During the trial, the court heard Khalife made contact with Iran in April 2019, about seven months after he had joined the British army shortly before his 17th birthday. The court heard he contacted Hamed Ghashgabi, an Iranian intelligence officer who had been placed under sanctions by the US, over Facebook.
Prosecutors said he started handing his Iranian contacts information the following month. Khalife has said he produced “fake documents” to help convince the Iranians to trust him. They included a made-up letter supposedly from the then defence secretary, Ben Wallace, to the head of MI6 with a “set of orders … in regards to Iran”. Another was a fake letter from the former Tory MP Penny Mordaunt to a senior naval figure describing “the use of unarmed submersible technology to further the UK’s interest in the Middle East”.
Other documents fabricated by Khalife – some of which contained spelling mistakes – included one titled “Nazanin Zaghari-Ratcliffe intelligense [sic] options” that prosecutors said could have endangered her, and another with a Ministry of Defence header called “Iran’s nuclear ambitions”.
About three months after first speaking to Iranian agents, Khalife tried to contact the UK’s foreign intelligence service, MI6. He would go on to also try to contact the domestic security service, MI5, in November 2021.
But not before travelling to Istanbul to “deliver a package” to Iranian intelligence, discussing an internal military system with a contact and taking a photo of a handwritten note of 15 troops – including some serving in the Special Air Service (SAS) and Special Boat Service (SBS). Prosecutors said he continued to pass information to Tehran until January 2022. Repeatedly instigating contact with his handlers was a feature of Khalife’s case, police have said.
About a year later, with the net closing around him, he went awol from his army unit.
Whatever officers thought of his attempts to play the spy game, they have not taken the threat they believe he posed – and that states such as Iran continue to pose – lightly.
“He describes the Iranians as incompetent and unprofessional. That is not our experience. We have disrupted 20 plots – including some assassination plots,” said Murphy. “Since 2018, states threats work has gone from 5% to 20% of SO15’s work. I cannot say there have been wholesale changes [to the way the threats from foreign states are policed], but we are alive to it. And Daniel Khalife highlights why.”

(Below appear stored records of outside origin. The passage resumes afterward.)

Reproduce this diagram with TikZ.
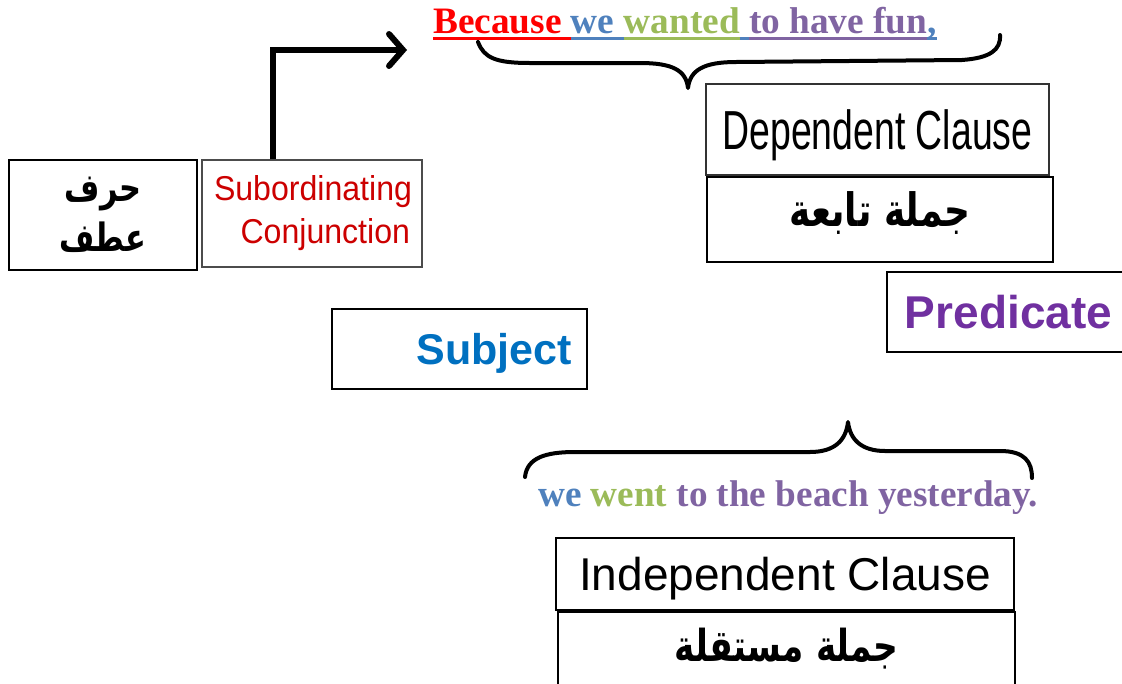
\documentclass[tikz,border=0pt]{standalone}
\usepackage{fontspec}
\setmainfont{Liberation Serif}
\newfontfamily\sansfont{Liberation Sans}
\newfontfamily\narrowfont[FakeStretch=0.68]{Liberation Sans}
\newfontfamily\subfont[FakeStretch=0.93]{Liberation Sans}
\newfontfamily\arabicfont[Script=Arabic,FakeStretch=0.78]{DejaVu Sans}
\TeXXeTstate=1
\usepackage{tikz}
\usetikzlibrary{arrows.meta, positioning}

\definecolor{becred}{HTML}{FF0000}
\definecolor{wordblue}{HTML}{4F81BD}
\definecolor{wordgreen}{HTML}{9BBB59}
\definecolor{wordpurple}{HTML}{8064A2}
\definecolor{subred}{HTML}{CC0000}
\definecolor{subjblue}{HTML}{0070C0}
\definecolor{predpurple}{HTML}{7030A0}

% coloured word with its own coloured underline
\newcommand{\colul}[2]{{\color{#1}\setbox0\hbox{#2}\rlap{\rule[-7pt]{\wd0}{3pt}}\box0}}

\tikzset{
  box/.style={draw, line width=1.5pt, inner sep=0pt},
  arbox/.style={box, line width=2.5pt, text height=30pt, text depth=17pt},
  brace/.style={line width=4pt, line cap=round, line join=round},
}

\begin{document}
\begin{tikzpicture}[x=1pt,y=1pt]
\useasboundingbox (0,0) rectangle (1122,-683);
\clip (0,0) rectangle (1122,-683);

% left boxes
\node[box, line width=2pt, minimum width=188pt, minimum height=110pt, align=center,
  font={\arabicfont\bfseries\fontsize{39}{50}\selectfont}] (harf) at (103,-215)
  {\beginR حرف\endR\\\beginR عطف\endR};
\node[box, draw=black!70, minimum width=220pt, minimum height=107pt, text width=196pt,
  align=right, text=subred, font={\subfont\fontsize{34.5}{43}\selectfont}] (subconj) at (312,-213.5)
  {Subordinating\\Conjunction};

% arrow up to the sentence
\coordinate (arrowend) at (407,-50);
\draw[line width=6pt, -{Straight Barb[length=14pt,width=32pt,line cap=round]}]
  ([xshift=-39pt]subconj.north) |- (arrowend);

% dependent clause
\node[anchor=base west, inner sep=0pt, font={\bfseries\fontsize{37.3}{40}\selectfont}] (depsent) at (433,-33)
  {\colul{becred}{Because }\colul{wordblue}{we }\colul{wordgreen}{wanted}\colul{wordblue}{\ }\colul{wordpurple}{to have fun}\colul{wordblue}{,}};
\draw[brace] (478,-42) .. controls (484,-58) and (496,-63) .. (530,-63) -- (640,-63)
  .. controls (672,-63) and (686,-70) .. (688,-88)
  .. controls (690,-70) and (704,-62) .. (736,-62) -- (962,-60)
  .. controls (990,-58) and (1001,-50) .. (1000,-35);

\node[box, draw=black!80, minimum width=343pt, minimum height=91pt, text depth=0pt,
  font={\narrowfont\fontsize{55}{60}\selectfont}] (dep) at (877.5,-129.5) {Dependent Clause};
\node[arbox, minimum width=346pt, minimum height=85pt, below=0pt of dep, xshift=2.5pt,
  font={\arabicfont\bfseries\fontsize{46}{52}\selectfont}] (tabia)
  {\beginR جملة تابعة\endR};

% subject and predicate
\node[box, minimum width=255pt, minimum height=80pt, text width=225pt, align=right, text depth=0pt,
  text=subjblue, font={\sansfont\bfseries\fontsize{43}{48}\selectfont}] (subj) at (459.5,-349) {Subject};
\node[box, minimum width=243pt, minimum height=80pt,
  text=predpurple, font={\sansfont\bfseries\fontsize{46}{50}\selectfont}] (pred) at (1008.5,-312) {Predicate};

% independent clause
\draw[brace] (525,-477) .. controls (527,-458) and (545,-452) .. (575,-452) -- (810,-452)
  .. controls (835,-452) and (846,-440) .. (848,-422)
  .. controls (850,-440) and (862,-451) .. (885,-451) -- (1000,-451)
  .. controls (1025,-451) and (1032,-462) .. (1032,-478);
\node[anchor=base west, inner sep=0pt, font={\bfseries\fontsize{37.2}{40}\selectfont}] (indsent) at (538,-506)
  {\textcolor{wordblue}{we} \textcolor{wordgreen}{went} \textcolor{wordpurple}{to the beach yesterday.}};

\node[box, minimum width=458pt, minimum height=72pt, text depth=0pt,
  font={\sansfont\fontsize{46}{50}\selectfont}] (indep) at (785,-574) {Independent Clause};
\node[arbox, minimum width=457pt, minimum height=90pt, below=0pt of indep, xshift=1.5pt,
  text depth=22pt, font={\arabicfont\bfseries\fontsize{44}{50}\selectfont}] (mustaqil)
  {\beginR جملة مستقلة\endR};

\end{tikzpicture}
\end{document}
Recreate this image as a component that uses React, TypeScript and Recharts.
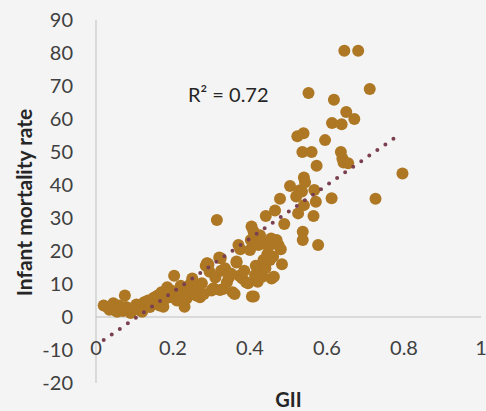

Detectives believe they know who Khalife’s handlers were, though they do not know who was handling the dead drops in London parks for Tehran. They continue to investigate that. And, while they do not believe Iran helped him while he was on the run – even though Khalife tried to make contact – police are looking into who got £400 to him to help him sustain himself. His family are not in the frame, detectives have stressed.
While they admit they had no real idea where Khalife was for the first 36 hours of his stint on the run, officers described several near-misses. “The Thames Valley police detention at the train station, I was watching the live footage of that and I was convinced it was Daniel Khalife,” said Murphy.
“We thought we had found him in the garden of a house near Richmond Park, and we raided a relative’s house. He slept in Richmond Park on the first night but I think he was literally roaming the streets, trying to avoid police. He probably didn’t sleep and had reached the point of utter exhaustion [when he was caught].”
Questions remain over how much more damage Khalife would have been able to do had he not in effect shopped himself to MI5 – police were totally unaware of his activities until then. Murphy added: “There is no way of knowing everything Daniel Khalife exposed.” To that extent, at the very least, police consider him a consequential character in the global world of espionage.